Un bluff à la fois technologique et économique ?

Actuellement, et vu ce qui précède, rien ne prouve que SpaceX réalise actuellement un quelconque profit de ses prix de lancement extrêmement bas, fixés aujourd'hui à 4.654 dollars par kilogramme en orbite basse. Un tel prix serait cependant envisageable en admettant qu'il vise, sur une assez longue période, à évincer ses concurrents en produisant à perte afin de s'attribuer à terme une place au soleil après les avoir éliminés. Il est à noter que Brett Tobey, autrefois vice-président de United Launch Alliance (ULA, coentreprise de Boeing et de Lockheed Martin), qui fabrique et commercialise aussi des lanceurs spatiaux, avait aussi projeté un modèle de fonctionnement similaire à SpaceX à l'occasion d'une intervention devant ses actionnaires en mars dernier. Ce qui lui a d'ailleurs valu d'être licencié…

Quoi qu'il en soit, pour qu'une telle stratégie réussisse, il est nécessaire de s'attirer l'intérêt du public, ce qui passe obligatoirement par l'opinion favorable des medias. Et dans ce contexte, force est de constater que la publicité, particulièrement bien répercutée, des futurs vols colonisateurs vers Mars est en train de se transformer en une stratégie bien réfléchie.
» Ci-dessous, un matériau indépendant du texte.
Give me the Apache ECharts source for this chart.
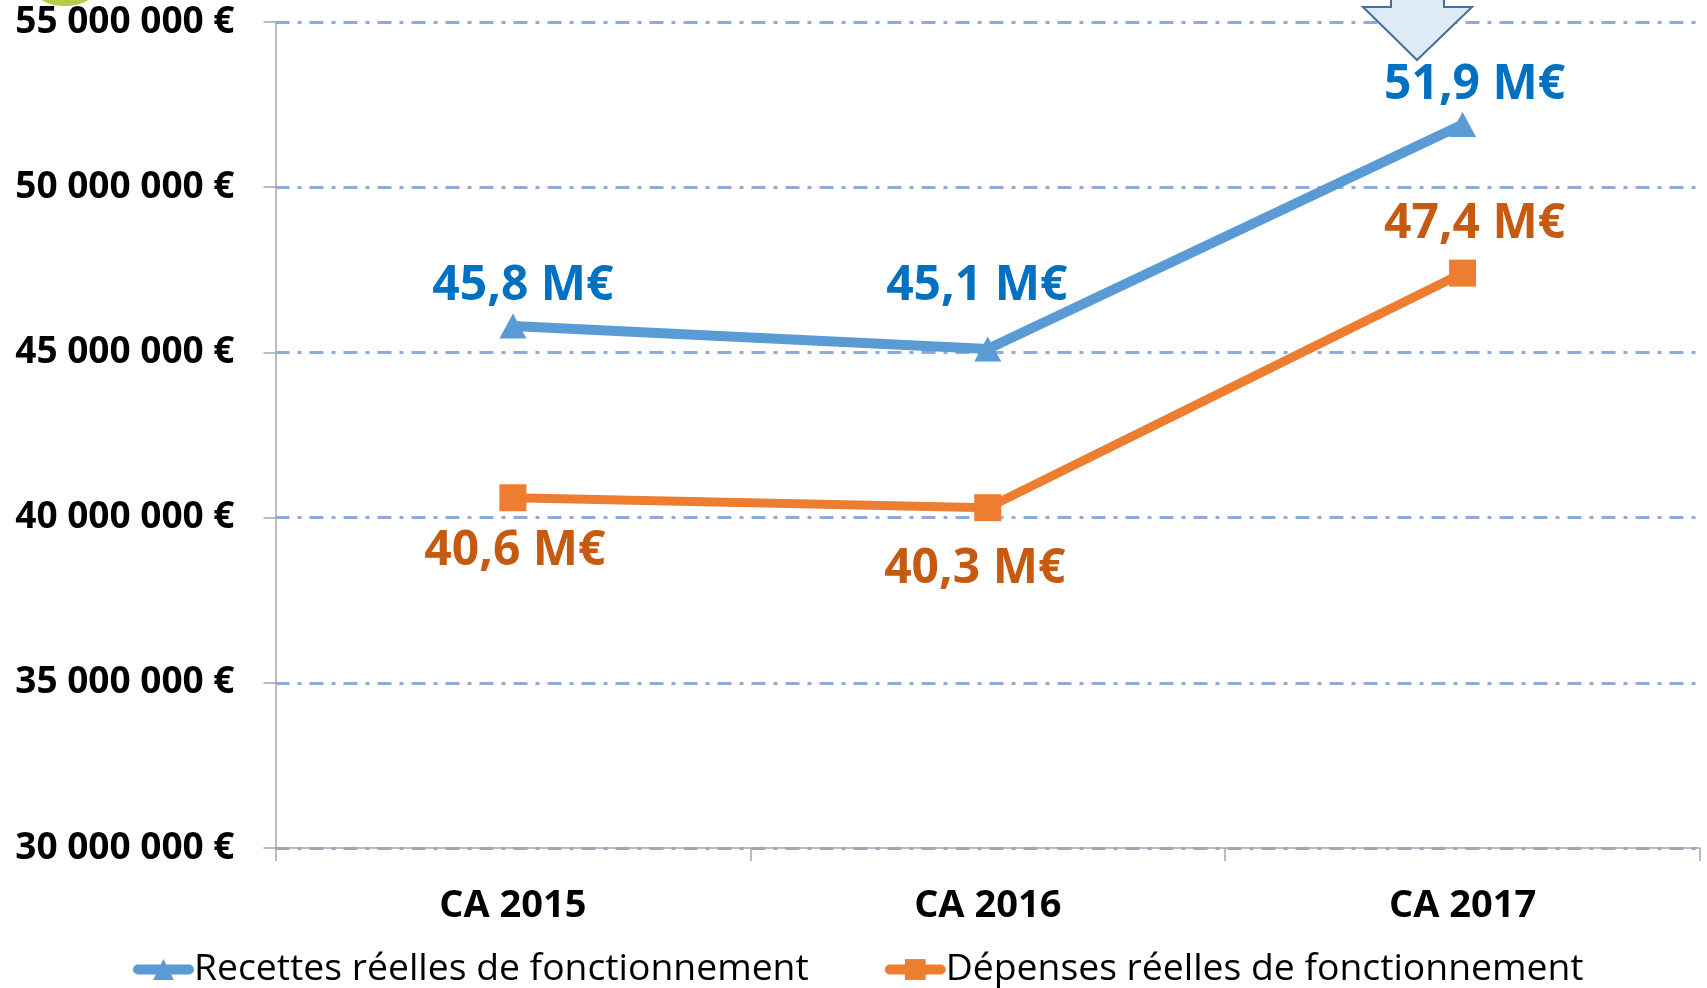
<!DOCTYPE html>
<html>
<head>
<meta charset="utf-8">
<script src="https://cdn.jsdelivr.net/npm/echarts@6/dist/echarts.min.js"></script>
<style>
html,body{margin:0;padding:0;background:#fff;}
#chart{width:1707px;height:988px;}
</style>
</head>
<body>
<div id="chart"></div>
<script>
// ---- data ----
const categories = ['CA 2015', 'CA 2016', 'CA 2017'];
const recettes = [45800000, 45100000, 51900000];
const depenses = [40600000, 40300000, 47400000];
const seriesNames = ['Recettes réelles de fonctionnement', 'Dépenses réelles de fonctionnement'];
const yMin = 30000000, yMax = 55000000, yInterval = 5000000;

// ---- styles (label placement per point, in pixels) ----
const recettesLabelOffsets = [[10, -40], [-11, -63], [12, -39]];
const depensesLabelOffsets = [[2, 54], [-13, 62], [12, -49]];

const FONT = '"Open Sans", "DejaVu Sans", sans-serif';

function fmtM(v) { return (v / 1e6).toFixed(1).replace('.', ',') + ' M€'; }
function fmtAxis(v) { return String(v).replace(/\B(?=(\d{3})+(?!\d))/g, ' ') + ' €'; }

function buildData(values, offsets, color) {
  return values.map((v, i) => ({
    value: v,
    label: {
      show: true, position: 'inside', offset: offsets[i],
      formatter: p => fmtM(p.value),
      color: color, fontFamily: FONT, fontWeight: 'bold', fontSize: 48,
      align: 'center', verticalAlign: 'middle'
    }
  }));
}

const chart = echarts.init(document.getElementById('chart'), null, {renderer: 'canvas'});
chart.setOption({
  animation: false,
  backgroundColor: '#fff',
  grid: {left: 275.5, right: 7, top: 22, bottom: 140, containLabel: false},
  legend: {
    left: 128, top: 946,
    itemWidth: 51, itemHeight: 26, itemGap: 76,
    lineStyle: {width: 10, cap: 'round'},
    textStyle: {fontFamily: FONT, fontSize: 37.3, color: '#000'},
    data: seriesNames
  },
  xAxis: {
    type: 'category', data: categories, boundaryGap: true,
    axisLine: {lineStyle: {color: '#A6A6A6', width: 1.5}},
    axisTick: {show: true, length: 13, lineStyle: {color: '#A6A6A6', width: 1.5}},
    axisLabel: {fontFamily: FONT, fontWeight: 'bold', fontSize: 38, color: '#000', margin: 39}
  },
  yAxis: {
    type: 'value', min: yMin, max: yMax, interval: yInterval,
    axisLine: {show: true, lineStyle: {color: '#A6A6A6', width: 1.5}},
    axisTick: {show: true, length: 12, lineStyle: {color: '#A6A6A6', width: 1.5}},
    axisLabel: {fontFamily: FONT, fontWeight: 'bold', fontSize: 37, color: '#000', margin: 41, formatter: fmtAxis},
    splitLine: {show: true, lineStyle: {color: '#8FAADC', width: 3, type: [14, 8, 4, 8]}}
  },
  series: [
    {
      name: seriesNames[0], type: 'line',
      data: buildData(recettes, recettesLabelOffsets, '#0070C0'),
      symbol: 'triangle', symbolSize: [27, 25],
      lineStyle: {color: '#5B9BD5', width: 10},
      itemStyle: {color: '#5B9BD5'},
      z: 3
    },
    {
      name: seriesNames[1], type: 'line',
      data: buildData(depenses, depensesLabelOffsets, '#C55A11'),
      symbol: 'rect', symbolSize: 27,
      lineStyle: {color: '#ED7D31', width: 9},
      itemStyle: {color: '#ED7D31'},
      z: 2
    }
  ],
  graphic: [
    {type: 'ellipse', shape: {cx: 65, cy: -14, rx: 33, ry: 20}, style: {fill: '#B5CC48'}, z: 10},
    {type: 'polygon', shape: {points: [[1391,-5],[1444,-5],[1444,7],[1472,7],[1417,60],[1363,7],[1391,7]]},
     style: {fill: '#DEEBF7', stroke: '#41719C', lineWidth: 2}, z: 10}
  ]
});
</script>
</body>
</html>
Je vous laisse conclure...

Jean Etienne

(*)  Vieux, je laisse à votre appréciation, débile, attendez-vous à des représailles...  :-)

 

 

 
Elon Musk, lors de la présentation de son projet de colonisation martienne lors du 67e Congrès international d'astronautique à Guadalajara, au Mexique, le mardi 27 septembre 2016. Crédit : SpaceX.
 
 
 

 
"Voilà ce que nous voulons !" s'est exclamé Elon Musk au moment où cette image est apparue sur le grand écran derrière lui durant sa présentation. Crédit : SpaceX.